# Next Scouting Trip



## Kid Charlemagne (May 1, 2018)

Earlier this year I did a scouting trip to Occitanie, searching out areas for future retirement. I looked primarily Carcassonne south to Quillan/Axat, and while Carcassonne is still on the list, I think places like Limoux, Quillan, etc were a little too remote, especially once you get up in the foothills of the Pyrenees. Very pretty, but better to visit than live in.

So now I'm thinking of the next scouting trip, and looking for folks' thoughts on other nearby areas.

Specifically, I'm looking for anyone's experiences in the Canal du Midi area, ranging from Carcassonne east towards Narbonne. The small towns in between there look like a good mix of quiet & rural but still with decent access to trains, highways, and amenities.

I'm also curious if anyone has any experiences of the Têt river valley (towns like Ille-sur-Têt, Vinca, Prades, or the west suburbs of Perpignan). I've driven through that area a few times and it seems like it could be a good match for my needs and interests.

Any thoughts?


----------



## jweihl (Jul 18, 2017)

Like everything, "it all depends." It is wise to do scouting trips though. We are two US couples that retired to France a little over a year ago. 

Prior to moving we did a lot of thinking about what we wanted in a location (criteria) and ended up with: Warm weather, good rail transport links, proximity to airports, reasonable cost of living, center of a not too large (but still lively year round) city, charm/history. Bonus points for being a prefect city. While we liked Provence, it was a little pricier than we were comfortable with. Languedoc area seemed to have the best fit for our criteria. 
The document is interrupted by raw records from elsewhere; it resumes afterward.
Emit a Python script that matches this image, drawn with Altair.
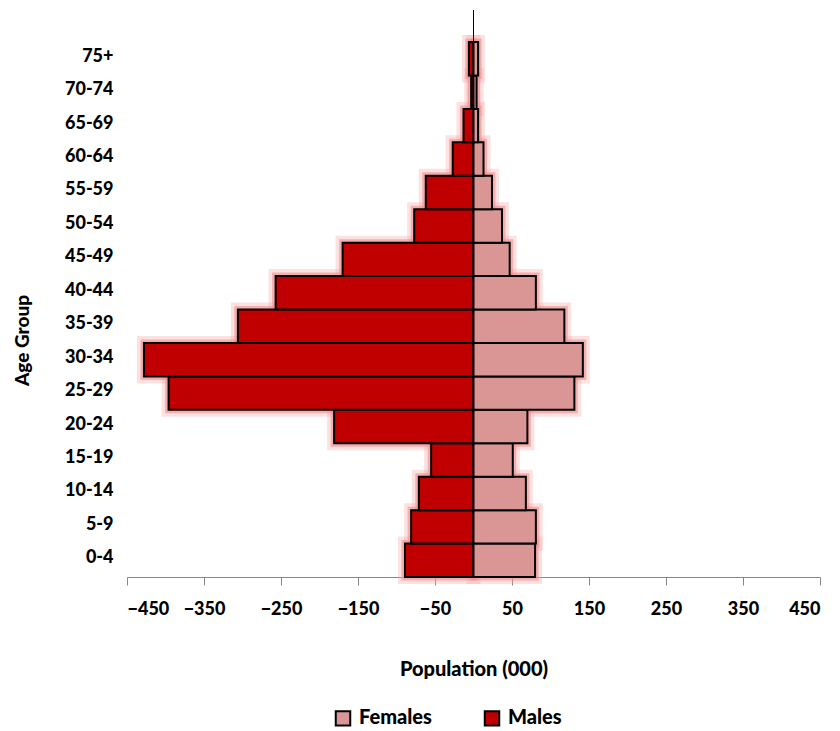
import altair as alt
import pandas as pd

ages = ["0-4", "5-9", "10-14", "15-19", "20-24", "25-29", "30-34", "35-39",
        "40-44", "45-49", "50-54", "55-59", "60-64", "65-69", "70-74", "75+"]
males = [-89, -81, -71, -55, -181, -396, -428, -306, -257, -170, -77, -62, -27, -13, -3, -6]
females = [80, 81, 68, 51, 70, 131, 142, 118, 81, 47, 37, 24, 13, 6, 4, 6]
x_ticks = [-450, -350, -250, -150, -50, 50, 150, 250, 350, 450]

rows = []
for a, m, f in zip(ages, males, females):
    rows.append({"age": a, "sex": "Males", "value": m})
    rows.append({"age": a, "sex": "Females", "value": f})
df = pd.DataFrame(rows)

FONT = "Lato"
W = 900
order = list(reversed(ages))

x_enc = alt.X("value:Q",
              scale=alt.Scale(domain=[-450, 450], nice=False, zero=False),
              axis=alt.Axis(values=x_ticks, title="Population (000)", grid=False,
                            domainColor="#868686", tickColor="#868686", tickSize=8,
                            labelPadding=15, labelFontSize=18, labelFontWeight=W,
                            labelFont=FONT, labelColor="black",
                            titleFont=FONT, titleFontSize=20, titleFontWeight=W,
                            titleColor="black", titleY=92, titleBaseline="middle"))
y_enc = alt.Y("age:N", sort=order,
              scale=alt.Scale(paddingInner=0, paddingOuter=0),
              axis=alt.Axis(title="Age Group", domain=False, ticks=False,
                            labelPadding=14, labelFontSize=18, labelFontWeight=W,
                            labelFont=FONT, labelColor="black", labelBaseline="middle",
                            labelOffset=-2,
                            titleFont=FONT, titleFontSize=19, titleFontWeight=W,
                            titleColor="black", titleX=-105, titleY=298,
                            titleAngle=-90, titleAlign="center", titleBaseline="middle"))
color_enc = alt.Color("sex:N",
                      scale=alt.Scale(domain=["Females", "Males"], range=["#DA9694", "#C00000"]),
                      legend=alt.Legend(title=None, orient="none", direction="horizontal",
                                        legendX=206, legendY=666, symbolType="square",
                                        symbolSize=210, symbolStrokeColor="black",
                                        symbolStrokeWidth=2, symbolOpacity=1,
                                        labelFont=FONT, labelFontSize=20,
                                        labelFontWeight=W, labelColor="black",
                                        columnPadding=48, labelOffset=6))

base = alt.Chart(df)
glow1 = base.mark_bar(stroke="#F7A8A8", strokeWidth=14, strokeOpacity=0.35, fillOpacity=0).encode(
    x=x_enc, x2=alt.datum(0), y=y_enc)
glow2 = base.mark_bar(stroke="#F28C8C", strokeWidth=7, strokeOpacity=0.6, fillOpacity=0).encode(
    x=x_enc, x2=alt.datum(0), y=y_enc)
bars = base.mark_bar(stroke="black", strokeWidth=2, opacity=1).encode(
    x=x_enc, x2=alt.datum(0), y=y_enc, color=color_enc)
zero_line = alt.Chart(pd.DataFrame({"v": [0]})).mark_rule(color="black", strokeWidth=1).encode(
    x=alt.X("v:Q"), y=alt.value(-32), y2=alt.value(535))

chart = alt.layer(glow1, glow2, bars, zero_line).properties(
    width=693, height=535,
    autosize=alt.AutoSizeParams(type="none"),
    padding={"left": 119, "top": 34, "right": 12, "bottom": 150},
).configure_view(stroke=None)

chart.save("out.html", embed_options={"renderer": "svg", "actions": False})
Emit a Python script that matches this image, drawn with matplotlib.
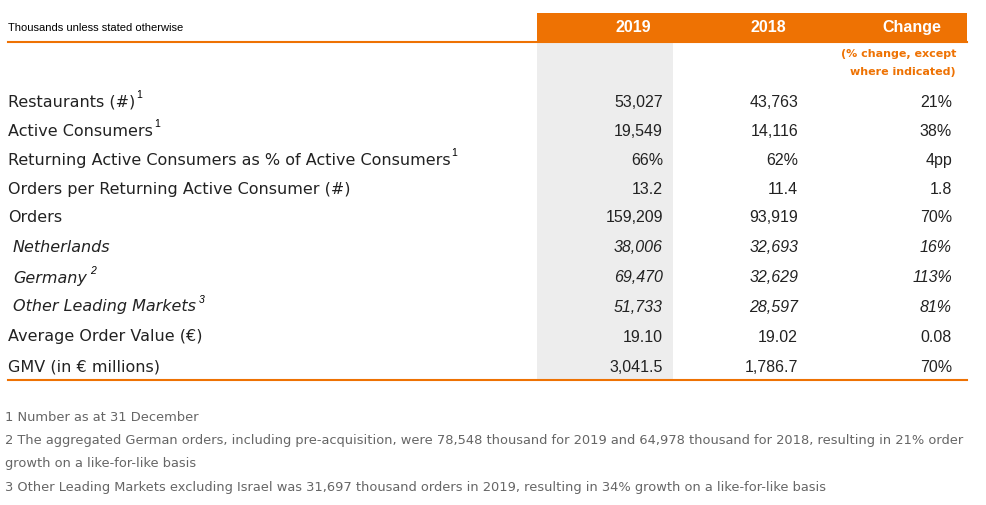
import matplotlib.pyplot as plt
from matplotlib.patches import Rectangle

W, H = 987, 506
ORANGE = '#ee7203'

labels = ['Restaurants (#)', 'Active Consumers', 'Returning Active Consumers as % of Active Consumers',
          'Orders per Returning Active Consumer (#)', 'Orders', 'Netherlands', 'Germany',
          'Other Leading Markets', 'Average Order Value (€)', 'GMV (in € millions)']
sups = ['1', '1', '1', '', '', '', '2', '3', '', '']
italic = [False] * 5 + [True] * 3 + [False] * 2
v2019 = ['53,027', '19,549', '66%', '13.2', '159,209', '38,006', '69,470', '51,733', '19.10', '3,041.5']
v2018 = ['43,763', '14,116', '62%', '11.4', '93,919', '32,693', '32,629', '28,597', '19.02', '1,786.7']
change = ['21%', '38%', '4pp', '1.8', '70%', '16%', '113%', '81%', '0.08', '70%']
footnotes = ['1 Number as at 31 December',
             '2 The aggregated German orders, including pre-acquisition, were 78,548 thousand for 2019 and 64,978 thousand for 2018, resulting in 21% order',
             'growth on a like-for-like basis',
             '3 Other Leading Markets excluding Israel was 31,697 thousand orders in 2019, resulting in 34% growth on a like-for-like basis']

plt.rcParams['font.family'] = ['Liberation Sans', 'DejaVu Sans']
WIDE = ['DejaVu Sans']
fig = plt.figure(figsize=(W / 100, H / 100), dpi=100)
ax = fig.add_axes([0, 0, 1, 1])
ax.set_xlim(0, W)
ax.set_ylim(H, 0)
ax.axis('off')

# header
ax.add_patch(Rectangle((537, 14), 430, 29, color=ORANGE, lw=0))
ax.add_patch(Rectangle((537, 43), 136, 338, color='#ededed', lw=0))
ax.plot([8, 967], [43, 43], color=ORANGE, lw=1.5)
ax.plot([8, 967], [381, 381], color=ORANGE, lw=1.5)
ax.text(8, 28, 'Thousands unless stated otherwise', fontsize=8, va='center')
for x, t in [(633, '2019'), (768, '2018'), (912, 'Change')]:
    ax.text(x, 27, t, fontsize=11.5, color='white', weight='bold', ha='center', va='center')
ax.text(956, 54, '(% change, except', fontsize=8, color=ORANGE, weight='bold', ha='right', va='center', family=WIDE)
ax.text(956, 72, 'where indicated)', fontsize=8, color=ORANGE, weight='bold', ha='right', va='center', family=WIDE)

row_y = [102, 131, 160, 189, 218, 248, 278, 307, 337, 367]
for i, y in enumerate(row_y):
    st = 'italic' if italic[i] else 'normal'
    x0 = 13 if italic[i] else 8
    t = ax.text(x0, y, labels[i], fontsize=11.5, style=st, va='center', color='#222222', family=WIDE)
    if sups[i]:
        fig.canvas.draw()
        bb = t.get_window_extent()
        ax.text(bb.x1 + (3 if italic[i] else 1), y - 7, sups[i], fontsize=7.5, style=st, va='center')
    ax.text(663, y, v2019[i], fontsize=11.5, style=st, ha='right', va='center', color='#222222')
    ax.text(798, y, v2018[i], fontsize=11.5, style=st, ha='right', va='center', color='#222222')
    ax.text(952, y, change[i], fontsize=11.5, style=st, ha='right', va='center', color='#222222')

for y, f in zip([418, 441, 464, 488], footnotes):
    ax.text(5, y, f, fontsize=9.4, color='#666666', va='center', family=WIDE)

fig.savefig('out.png', dpi=100)
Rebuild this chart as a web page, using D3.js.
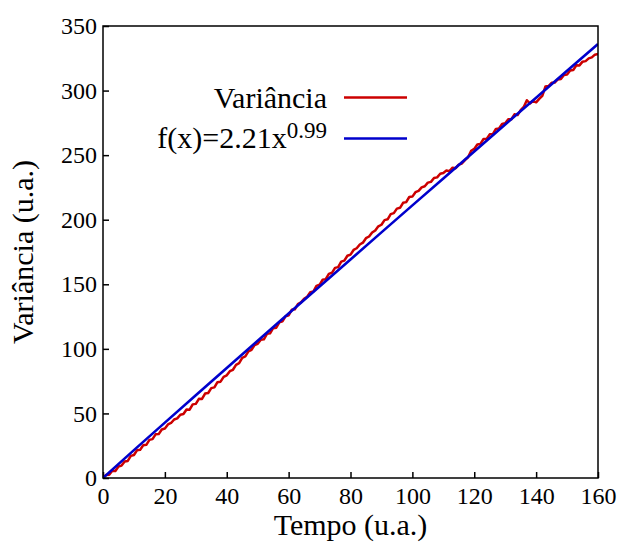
<!DOCTYPE html>
<meta charset="utf-8">
<script src="https://d3js.org/d3.v7.min.js"></script>
<style>
  body { margin: 0; background: #fff; }
  text { font-family: "Liberation Serif", "Times New Roman", serif; fill: #000; }
</style>
<body>
<div id="chart"></div>
<script>
// variance, one value per time unit (t = 0..160)
var variancia = [
  0, 2.4, 2.6, 5.6, 5.4, 8.9, 9.6, 12.8, 13.2, 17.1, 17.8,
  21.5, 21.8, 25.4, 25.7, 29.5, 30.1, 33.8, 34.0, 37.6, 38.3,
  41.5, 42.6, 45.3, 46.2, 49.0, 49.6, 53.1, 52.9, 57.0, 57.4,
  61.3, 61.2, 65.4, 65.8, 69.6, 70.2, 74.2, 74.6, 78.3, 79.5,
  82.7, 83.8, 87.6, 88.9, 93.0, 94.1, 98.1, 99.3, 103.0, 103.9,
  107.0, 107.4, 111.6, 112.0, 116.0, 116.4, 120.5, 121.3, 125.1, 126.0,
  130.2, 130.6, 134.6, 136.0, 138.8, 140.4, 143.9, 144.4, 148.8, 149.6,
  153.5, 154.0, 158.0, 158.9, 162.7, 163.3, 167.5, 168.3, 172.1, 173.0,
  176.6, 177.9, 180.8, 182.2, 185.7, 187.0, 190.1, 191.7, 194.9, 196.1,
  199.7, 200.3, 204.3, 205.1, 208.6, 209.2, 213.1, 213.6, 217.6, 217.9,
  221.3, 222.3, 225.0, 225.9, 228.7, 229.3, 232.3, 232.8, 235.6, 236.2,
  238.1, 237.6, 240.3, 239.9, 242.7, 243.5, 246.2, 248.3, 253.4, 254.8,
  258.3, 258.7, 262.5, 262.6, 266.1, 266.3, 270.3, 270.6, 274.2, 274.7,
  277.7, 277.8, 281.6, 281.0, 284.9, 287.3, 292.5, 290.0, 291.9, 290.9,
  293.6, 295.9, 303.1, 303.5, 306.0, 306.2, 308.6, 309.0, 312.1, 312.4,
  315.5, 315.9, 319.6, 319.5, 322.4, 322.8, 324.9, 325.7, 327.8, 328.3
];

// fitted curve f(x) read at every 10 units
var ajusteT = [0, 10, 20, 30, 40, 50, 60, 70, 80, 90, 100, 110, 120, 130, 140, 150, 160];
var ajusteV = [0, 21.6, 42.9, 64.1, 85.2, 106.3, 127.3, 148.3, 169.2, 190.2, 211.1, 231.9, 252.8, 273.7, 294.5, 315.3, 336.1];

var xTicks = [0, 20, 40, 60, 80, 100, 120, 140, 160];
var yTicks = [0, 50, 100, 150, 200, 250, 300, 350];

var W = 624, H = 543;
var mLeft = 103, mRight = 598, mTop = 26, mBottom = 478;

var svg = d3.select("#chart").append("svg")
    .attr("width", W)
    .attr("height", H);

var x = d3.scaleLinear().domain([0, 160]).range([mLeft, mRight]);
var y = d3.scaleLinear().domain([0, 350]).range([mBottom, mTop]);

// axes, ticks pointing inward
var xAxis = svg.append("g")
    .attr("transform", "translate(0," + mBottom + ")")
    .call(d3.axisBottom(x).tickValues(xTicks).tickSizeInner(-6).tickSizeOuter(0).tickPadding(9));
var yAxis = svg.append("g")
    .attr("transform", "translate(" + mLeft + ",0)")
    .call(d3.axisLeft(y).tickValues(yTicks).tickSizeInner(-6).tickSizeOuter(0).tickPadding(6));

[xAxis, yAxis].forEach(function(g) {
  g.attr("font-family", null);
  g.select(".domain").remove();
  g.selectAll(".tick line").attr("stroke", "#000").attr("stroke-width", 1.5);
  g.selectAll(".tick text")
    .style("font-family", "'Liberation Serif', serif")
    .style("font-size", "24px")
    .attr("fill", "#000");
});
xAxis.selectAll(".tick text").attr("dy", "0.72em");

// data lines
var linhaVar = d3.line()
    .x(function(d, i) { return x(i); })
    .y(function(d) { return y(d); });

var linhaFit = d3.line()
    .x(function(d, i) { return x(ajusteT[i]); })
    .y(function(d) { return y(d); });

svg.append("clipPath").attr("id", "plotclip")
  .append("rect")
    .attr("x", mLeft).attr("y", mTop)
    .attr("width", mRight - mLeft).attr("height", mBottom - mTop);

var plot = svg.append("g").attr("clip-path", "url(#plotclip)");

plot.append("path")
    .datum(variancia)
    .attr("fill", "none")
    .attr("stroke", "#cc0000")
    .attr("stroke-width", 2.5)
    .attr("stroke-linejoin", "round")
    .attr("d", linhaVar);

plot.append("path")
    .datum(ajusteV)
    .attr("fill", "none")
    .attr("stroke", "#0000cc")
    .attr("stroke-width", 2.6)
    .attr("d", linhaFit);

// frame
svg.append("rect")
    .attr("x", mLeft).attr("y", mTop)
    .attr("width", mRight - mLeft).attr("height", mBottom - mTop)
    .attr("fill", "none")
    .attr("stroke", "#000")
    .attr("stroke-width", 1.5);

// legend
var legX = 327, sampleX1 = 344, sampleX2 = 407;

svg.append("text")
    .attr("x", legX).attr("y", 108)
    .attr("text-anchor", "end")
    .style("font-size", "30px")
    .text("Variância");
svg.append("line")
    .attr("x1", sampleX1).attr("x2", sampleX2)
    .attr("y1", 97.5).attr("y2", 97.5)
    .attr("stroke", "#cc0000").attr("stroke-width", 2.5);

var ft = svg.append("text")
    .attr("x", legX).attr("y", 148)
    .attr("text-anchor", "end")
    .style("font-size", "30px");
ft.append("tspan").text("f(x)=2.21x");
ft.append("tspan").attr("dy", -10).style("font-size", "23px").text("0.99");
svg.append("line")
    .attr("x1", sampleX1).attr("x2", sampleX2)
    .attr("y1", 138.5).attr("y2", 138.5)
    .attr("stroke", "#0000cc").attr("stroke-width", 2.5);

// axis titles
svg.append("text")
    .attr("x", (mLeft + mRight) / 2).attr("y", 535)
    .attr("text-anchor", "middle")
    .style("font-size", "30px")
    .text("Tempo (u.a.)");

svg.append("text")
    .attr("transform", "translate(33," + (mTop + mBottom) / 2 + ") rotate(-90)")
    .attr("text-anchor", "middle")
    .style("font-size", "30px")
    .text("Variância (u.a.)");
</script>
</body>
Once we landed on the region, we started doing research on actual cities that we might want to consider. We ultimately picked several and scheduled a scouting trip in 2019. We visited Narbonne, Beziers, Nîmes, and Montpellier; along with side trips to smaller locations just for fun (Sète, Uzes, Soave). We actually liked all of the places at first blush. In fact each of the four of us preferred a different city. Ranked order voting put Nîmes as the clear winner, as it was everyone's second pick and one person's first pick. Looking back, we made a great choice for us, and I think each of us would now rank it first among the four. It's really, the right size for us. Narbonne and Beziers just a bit too small (I visited Narbonne last November and it was pretty dead), while Montpellier is just a bit bigger than we wanted (though we go their quite often).

I think what really helped us was to think very carefully about what type of community you envision yourself in, and spend a good deal of time refining your criteria. Among most people I talk to, weather, transport, and community size all seem to be super important things to consider.


----------



## jweihl (Jul 18, 2017)

Kid Charlemagne said:


> Earlier this year I did a scouting trip to Occitanie, searching out areas for future retirement. I looked primarily Carcassonne south to Quillan/Axat, and while Carcassonne is still on the list, I think places like Limoux, Quillan, etc were a little too remote, especially once you get up in the foothills of the Pyrenees. Very pretty, but better to visit than live in.
> 
> So now I'm thinking of the next scouting trip, and looking for folks' thoughts on other nearby areas.
> 
> ...


BTW, Carcassonne is one of the communities that I would rate higher than my initial first impression. For me, I think I'd rank it over Narbonne or Beziers.


----------



## ccm47 (Oct 15, 2013)

Carcassonne has it all: good transport links, shopping, sports, oodles of history etc.
We looked at buying a 2 bed apartment there, with a view to retiring there once we were less physically able. The apartments which interested us most were in gated communities with a concierge in situ. The residents were a mix of owners and tenants. Allocated parking within the community was where it all fell apart. One lunchtime we walked around the community, with the estate agent, to check out the ambiance because we thought we had found an ideal apartment. What we found was a good 20% of vehicles were either uninsured or lacking their roadworthiness certificates, other clearly needed bodywork. These vehicles were in regular daily use! When parked outside the communities for about 20 minutes at a time we saw unbelievably bad driving including a 4 year old at the wheel on the road! We realised our chances of having good relationships with neighbours who couldn't /wouldn't pay routine bills would be low and the chances of our own vehicles being damaged high. What was even more worrying was that the local police clearly were not upholding the motoring laws in town as the law breaking was so flagrant.
We changed our minds entirely about an apartment and bought a boat on the Canal, at least one can move it if the neighbours cause us a problem and it's a lot bigger than the yachts we used for offshore racing. Our boat has no steps to worry about if moored up so could be lived on permanently.
Currently the boat is having a year at Capestang. This village is attractive to all ages it seems. It has a number of foreign residents and tourists. There are regular buses including a 2 hourly bus service to Béziers (it passes the mooring), a sports stadium, several restaurants, a twice weekly market, multiple shops, two schools, a lively social calendar, historic buildings etc. There would definitely be worse places to live but because of the steep hills I would recommend having motorised transport available if possible, even the Canal is at the top of the village!


----------